Partie principalement succombante à hauteur d’appel, la Sarl Immo Conseil doit être condamnée aux dépens d’appel et déboutée de sa demande d’indemnité de procédure à hauteur d’appel.

Madame [F] [T], qui bénéficie de l’aide juridictionnelle totale à hauteur d’appel et ne démontre pas que des frais sont restés à sa charge, doit être déboutée de sa demande d’indemnité de procédure à hauteur d’appel.

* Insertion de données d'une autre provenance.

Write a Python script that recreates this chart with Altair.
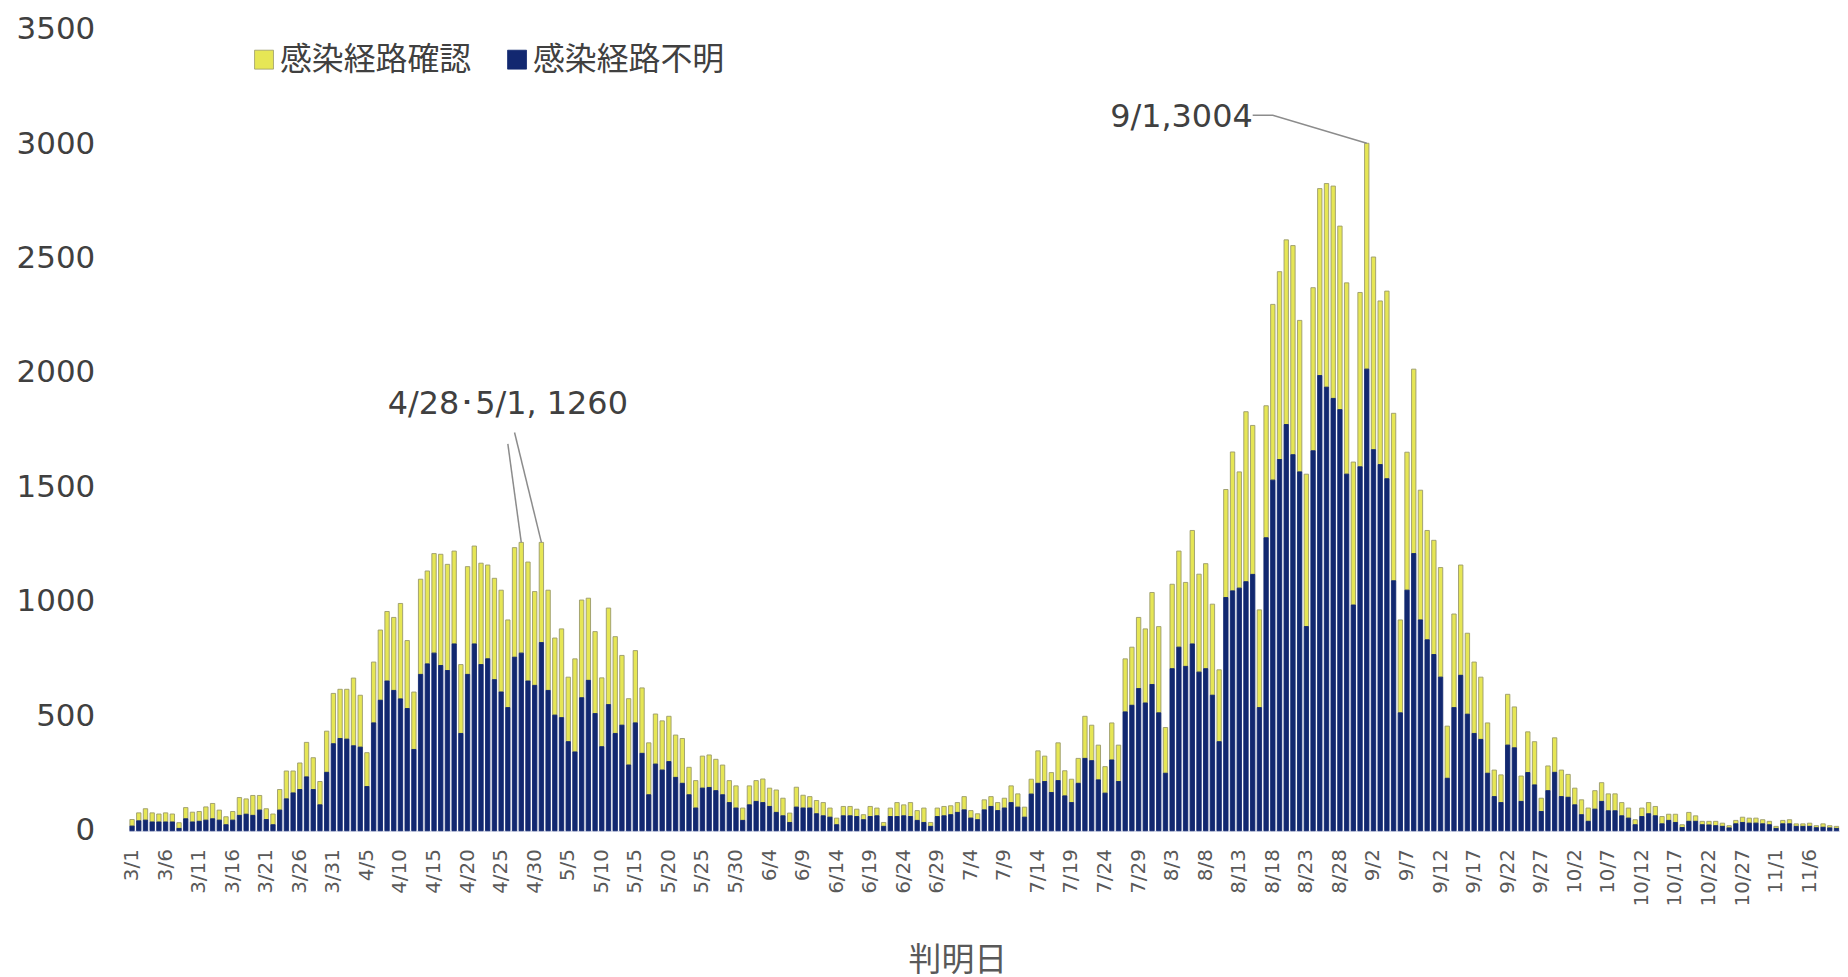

Les conditions d’application de l’article 699 du code de procédure civile ne sont pas réunies alors que l’intimée est bénéficiaire de l’aide juridictionnelle et que son avocat n’a pas renoncé à percevoir la somme correspondant à la part contributive de l’Etat.

Par ces motifs :

La cour, statuant publiquement, contradictoirement, après en avoir délibéré conformément à la loi ;

Confirme le jugement déféré en ce qu’il a :

– fixé à compter du 1er janvier 2020, le salaire minimum brut conventionnel à 1450 euros ;

– dit et jugé que la rupture du contrat de travail produit les effets d’un licenciement sans cause réelle et sérieuse ;

– prononcé la nullité de la clause de non-concurrence ;

– condamné la SARL Immo Conseil à payer à Madame [F] [T] les sommes de :

2626,51 euros à titre de rappel de salaire minimum, correspondant à la différence entre les sommes dues et celles perçues ;

262,65 euros à titre de congés payés afférents ;

1500 euros au titre de l’article 700 du code de procédure civile ;

– condamné la Sarl Immo Conseil aux dépens ;

L’infirme pour le surplus ;

Statuant à nouveau dans cette limite et y ajoutant :

Condamne la Sarl Immo Conseil à payer à Madame [F] [T] les sommes de :

– 1300 euros à titre de dommages-intérêts pour licenciement sans cause réelle et sérieuse ;

– 777,33 euros au titre du solde de l’indemnité compensatrice de préavis ;

– 77,73 euros au titre des congés payés y afférents ;

Dit que les condamnations sont prononcées sous déduction des éventuelles cotisations sociales salariales applicables ;

Déboute Madame [F] [T] de ses demandes de dommages-intérêts pour violation de la procédure de licenciement et de sa demande d’indemnité pour clause de non-concurrence illicite ;

Déboute Madame [F] [T] et la Sarl Immo Conseil de leur demande d’indemnité de procédure à hauteur d’appel ;

Condamne la Sarl Immo Conseil aux dépens d’appel.